В моем досье значилось «министерское дело», когда я прибыл на слушания перед комиссией под председательством сэра Нормана Биркета. Мое прошение отклонили. «Причиной, – писал мне позже Кеннет Браун, – стала ваша готовность вернуться в Германию, если бы вы получили необходимые заверения от Гитлера». Идиоты, подумал я, неужели они не понимают, что я хотел вернуться назад только для того, чтобы попытаться остановить это безумие. Чтобы уничтожить Гитлера, они готовы были уничтожить Германию. Единственное место, которое они могли мне предложить, я еще не был готов занять. «Доктор Ханфштангль, – сказал мне один из следователей, – если бы вы согласились помочь нам в сфере пропаганды, то смогли бы оказаться на свободе». Это было приятным предложением, но раз война, так война. «Разве вы не понимаете, что доктор Геббельс сможет заявить, что все написано мной под давлением и поэтому является ложью? – спросил я. – Есть другие способы, как я могу помочь, но не в качестве заключенного». Не думаю, что мои британские друзья гордились тем, в каких условиях нас содержали. Из Клактона нас перевели в Ситон-он-Си, где разместили в купальных домиках. Еда была ужасной. Нам давали жидкий чай и бисквиты, и еще бисквиты с жидким чаем. Стояли мы на болоте. В деревянном полу домика была дыра, через которую, лежа в своей постели, я видел угрей. Я не считаю их деликатесом, но те, кому они нравились, были готовы чистить мне ботинки в обмен на них. Следующим местом пребывания стал ипподром в Лингфилде, бетонные кельи под трибунами. По крайней мере, они были сухие. Здесь некоторые интернированные выкопали туннель для побега, который обнаружили. После этого их поместили в клетку в загоне под открытым небом и держали на воде и хлебе. Некоторые из нас приходили к ним и передавали кое-что из своих паек. Меня поймали за этим и, на мою беду, перевели в исправительный лагерь.
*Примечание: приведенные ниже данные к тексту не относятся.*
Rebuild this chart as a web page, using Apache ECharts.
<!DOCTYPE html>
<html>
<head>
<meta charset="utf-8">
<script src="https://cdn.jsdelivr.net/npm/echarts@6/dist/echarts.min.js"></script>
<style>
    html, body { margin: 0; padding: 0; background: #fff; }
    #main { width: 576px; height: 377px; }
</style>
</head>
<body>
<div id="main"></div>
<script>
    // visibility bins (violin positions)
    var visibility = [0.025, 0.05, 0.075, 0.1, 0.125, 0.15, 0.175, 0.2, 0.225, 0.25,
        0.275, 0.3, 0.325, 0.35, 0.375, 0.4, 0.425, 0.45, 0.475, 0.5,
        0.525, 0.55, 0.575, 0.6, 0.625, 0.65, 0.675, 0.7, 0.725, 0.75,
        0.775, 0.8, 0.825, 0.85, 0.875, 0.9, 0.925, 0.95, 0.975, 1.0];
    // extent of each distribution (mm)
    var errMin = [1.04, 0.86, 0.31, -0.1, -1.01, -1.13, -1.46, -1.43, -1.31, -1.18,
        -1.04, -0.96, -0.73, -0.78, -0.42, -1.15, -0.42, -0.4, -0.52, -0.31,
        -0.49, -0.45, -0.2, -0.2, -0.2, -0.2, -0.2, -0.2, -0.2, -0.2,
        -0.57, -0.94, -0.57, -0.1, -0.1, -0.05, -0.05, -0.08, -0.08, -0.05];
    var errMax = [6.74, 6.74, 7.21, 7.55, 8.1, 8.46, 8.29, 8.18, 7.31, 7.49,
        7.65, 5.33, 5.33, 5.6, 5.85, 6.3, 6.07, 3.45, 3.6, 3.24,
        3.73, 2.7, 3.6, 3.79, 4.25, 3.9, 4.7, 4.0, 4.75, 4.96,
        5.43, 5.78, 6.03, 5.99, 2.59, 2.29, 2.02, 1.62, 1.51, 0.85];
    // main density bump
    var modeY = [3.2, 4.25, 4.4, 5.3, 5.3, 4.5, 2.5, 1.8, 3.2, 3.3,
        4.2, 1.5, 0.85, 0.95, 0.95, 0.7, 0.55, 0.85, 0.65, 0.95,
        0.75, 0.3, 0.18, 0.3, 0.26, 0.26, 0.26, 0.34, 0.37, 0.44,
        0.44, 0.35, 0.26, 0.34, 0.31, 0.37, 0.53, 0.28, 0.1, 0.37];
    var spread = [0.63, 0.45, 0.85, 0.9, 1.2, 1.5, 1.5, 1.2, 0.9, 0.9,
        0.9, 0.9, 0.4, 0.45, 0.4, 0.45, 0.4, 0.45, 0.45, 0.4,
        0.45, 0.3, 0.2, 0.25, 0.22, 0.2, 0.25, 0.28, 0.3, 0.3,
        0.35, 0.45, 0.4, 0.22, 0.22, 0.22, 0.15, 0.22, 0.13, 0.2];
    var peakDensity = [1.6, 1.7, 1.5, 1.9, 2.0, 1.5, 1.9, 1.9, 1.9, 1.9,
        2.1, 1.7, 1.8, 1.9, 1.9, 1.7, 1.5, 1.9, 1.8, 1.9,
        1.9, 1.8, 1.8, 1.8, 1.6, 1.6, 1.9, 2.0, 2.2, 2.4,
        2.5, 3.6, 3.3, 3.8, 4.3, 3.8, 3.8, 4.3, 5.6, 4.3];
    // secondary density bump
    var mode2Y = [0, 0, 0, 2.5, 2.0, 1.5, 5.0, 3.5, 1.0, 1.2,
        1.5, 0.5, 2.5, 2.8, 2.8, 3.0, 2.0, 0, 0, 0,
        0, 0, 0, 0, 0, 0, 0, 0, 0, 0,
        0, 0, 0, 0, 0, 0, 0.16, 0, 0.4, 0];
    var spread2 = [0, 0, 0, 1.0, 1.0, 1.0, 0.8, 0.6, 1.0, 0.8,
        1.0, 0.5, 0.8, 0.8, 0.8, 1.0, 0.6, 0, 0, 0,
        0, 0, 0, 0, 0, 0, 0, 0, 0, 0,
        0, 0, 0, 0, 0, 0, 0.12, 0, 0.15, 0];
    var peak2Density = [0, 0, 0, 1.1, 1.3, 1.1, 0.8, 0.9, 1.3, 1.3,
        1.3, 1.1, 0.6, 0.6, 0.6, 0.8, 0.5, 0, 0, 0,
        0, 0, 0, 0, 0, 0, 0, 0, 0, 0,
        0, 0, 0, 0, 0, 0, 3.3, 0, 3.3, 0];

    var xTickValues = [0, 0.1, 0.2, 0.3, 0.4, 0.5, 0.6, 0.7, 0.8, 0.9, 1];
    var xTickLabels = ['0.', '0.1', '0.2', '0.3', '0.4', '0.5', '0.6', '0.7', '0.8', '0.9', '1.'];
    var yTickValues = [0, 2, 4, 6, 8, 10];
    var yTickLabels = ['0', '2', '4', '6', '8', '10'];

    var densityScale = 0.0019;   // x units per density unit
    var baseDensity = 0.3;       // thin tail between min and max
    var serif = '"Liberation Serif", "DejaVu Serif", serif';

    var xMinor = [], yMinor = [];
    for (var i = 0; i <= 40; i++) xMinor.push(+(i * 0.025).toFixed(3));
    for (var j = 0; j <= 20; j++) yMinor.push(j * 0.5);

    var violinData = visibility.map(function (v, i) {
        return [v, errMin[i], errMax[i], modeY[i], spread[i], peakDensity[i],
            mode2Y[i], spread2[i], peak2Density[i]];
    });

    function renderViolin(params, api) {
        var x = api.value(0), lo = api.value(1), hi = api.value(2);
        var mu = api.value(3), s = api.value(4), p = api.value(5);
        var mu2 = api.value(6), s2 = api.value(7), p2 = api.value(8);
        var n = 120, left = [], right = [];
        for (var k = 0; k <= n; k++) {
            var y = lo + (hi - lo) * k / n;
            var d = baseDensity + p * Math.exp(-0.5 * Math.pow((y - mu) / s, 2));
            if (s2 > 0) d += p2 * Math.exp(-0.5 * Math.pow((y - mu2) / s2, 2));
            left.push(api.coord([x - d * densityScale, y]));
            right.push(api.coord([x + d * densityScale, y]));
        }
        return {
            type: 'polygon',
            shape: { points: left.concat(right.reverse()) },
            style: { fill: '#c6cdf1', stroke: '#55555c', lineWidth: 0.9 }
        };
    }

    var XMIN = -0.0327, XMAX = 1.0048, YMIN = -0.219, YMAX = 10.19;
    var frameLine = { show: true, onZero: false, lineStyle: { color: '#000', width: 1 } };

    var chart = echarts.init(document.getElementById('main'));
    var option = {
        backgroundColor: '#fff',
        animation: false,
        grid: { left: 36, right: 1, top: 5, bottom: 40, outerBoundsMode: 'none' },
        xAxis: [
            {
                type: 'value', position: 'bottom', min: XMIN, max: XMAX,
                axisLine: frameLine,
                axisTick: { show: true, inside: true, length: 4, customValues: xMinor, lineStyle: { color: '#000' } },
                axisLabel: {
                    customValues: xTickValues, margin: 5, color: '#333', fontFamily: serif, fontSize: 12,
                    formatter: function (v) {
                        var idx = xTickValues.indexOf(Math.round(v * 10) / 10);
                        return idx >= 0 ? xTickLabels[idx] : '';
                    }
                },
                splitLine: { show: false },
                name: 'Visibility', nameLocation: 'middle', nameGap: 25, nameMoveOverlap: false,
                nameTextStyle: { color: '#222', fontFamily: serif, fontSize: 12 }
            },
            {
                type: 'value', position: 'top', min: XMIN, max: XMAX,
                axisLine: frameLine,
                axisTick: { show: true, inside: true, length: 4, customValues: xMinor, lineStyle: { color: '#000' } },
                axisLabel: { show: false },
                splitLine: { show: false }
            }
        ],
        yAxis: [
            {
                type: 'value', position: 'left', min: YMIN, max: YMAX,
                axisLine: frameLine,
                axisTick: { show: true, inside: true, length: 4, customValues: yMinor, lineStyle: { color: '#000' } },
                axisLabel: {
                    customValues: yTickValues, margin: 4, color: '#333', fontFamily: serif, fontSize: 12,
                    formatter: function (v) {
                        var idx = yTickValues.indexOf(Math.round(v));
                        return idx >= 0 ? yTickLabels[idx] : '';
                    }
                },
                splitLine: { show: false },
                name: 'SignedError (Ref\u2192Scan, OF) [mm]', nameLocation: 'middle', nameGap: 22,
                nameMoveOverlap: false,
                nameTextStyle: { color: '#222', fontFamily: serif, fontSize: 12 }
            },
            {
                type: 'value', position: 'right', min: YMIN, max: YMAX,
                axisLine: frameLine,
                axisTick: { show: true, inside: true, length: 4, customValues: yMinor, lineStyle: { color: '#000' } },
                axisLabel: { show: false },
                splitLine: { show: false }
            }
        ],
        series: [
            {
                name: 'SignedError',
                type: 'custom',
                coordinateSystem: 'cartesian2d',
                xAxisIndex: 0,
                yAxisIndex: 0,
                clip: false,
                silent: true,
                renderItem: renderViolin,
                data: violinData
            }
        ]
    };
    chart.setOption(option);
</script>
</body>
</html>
Он был полностью в руках военных нацистов, которые терроризировали любого, у кого, по их подозрениям, было другое мировоззрение. Охрана не вмешивалась во все эти распри, и лишь благодаря чистой удаче мне удалось передать на свободу записку Кеннету Брауну, который смог попросить группу либеральных депутатов задать нужные вопросы в Палате общин. Меня перевели обратно в Лингфилд, а мои условия содержания улучшились. Единственное, что поддерживало во мне жизнь под трибунами, было благословенное присутствие пианино, на котором мне разрешили играть, и мы даже создали камерный квартет с тремя другими пленниками. Это не повысило моей популярности. Война для Германии складывалась хорошо, и лишь немногие интернированные готовы были рискнуть, общаясь с человеком, который так открыто разорвал отношения с Гитлером. После битвы при Дюнкерке для нас настали новые времена. Нас в спешке эвакуировали в Ливерпуль, где несколько тысяч человек из разных лагерей запихнули на борт двух кораблей для транспортировки в Канаду. Я оказался на борту «Герцогини Йоркской». Другой корабль назывался «Звезда Арандора»[61].
По прибытии нас устроили очень плохо, лагерь с бараками у Ред-Рока, рядом с озером Онтарио. Пара печей практически не защищала от резкого зимнего холода, даже несмотря на то, что мы день и ночь следили, чтобы они не гасли. Кофе, выплеснутый из чашки, замерзал там, где пролился. Довольно многие там умерли. К октябрю 1941 года стало очевидным, что вторую зиму мы там не переживем, и нас перевели в казематы Форта Генри рядом с Кингстоном. Подвалы было легче отапливать, но там было темно и влажно, а единственным местом для прогулок 800 интернированных стал внутренний двор, 35 шагов в длину и 17 в ширину. Санитарных удобств не было, и каждое утро приходилось вывозить параши. Охрана так боялась эпидемии, что все место обильно посыпали хлоритом. Я называю это нашим самым хлорным годом, но тогда это было не смешно. У нас воспалялись глаза, зубы и ногти начинали шататься, а подошвы ботинок отрывались от верха. Условия были настолько плохими, насколько они вообще могут быть.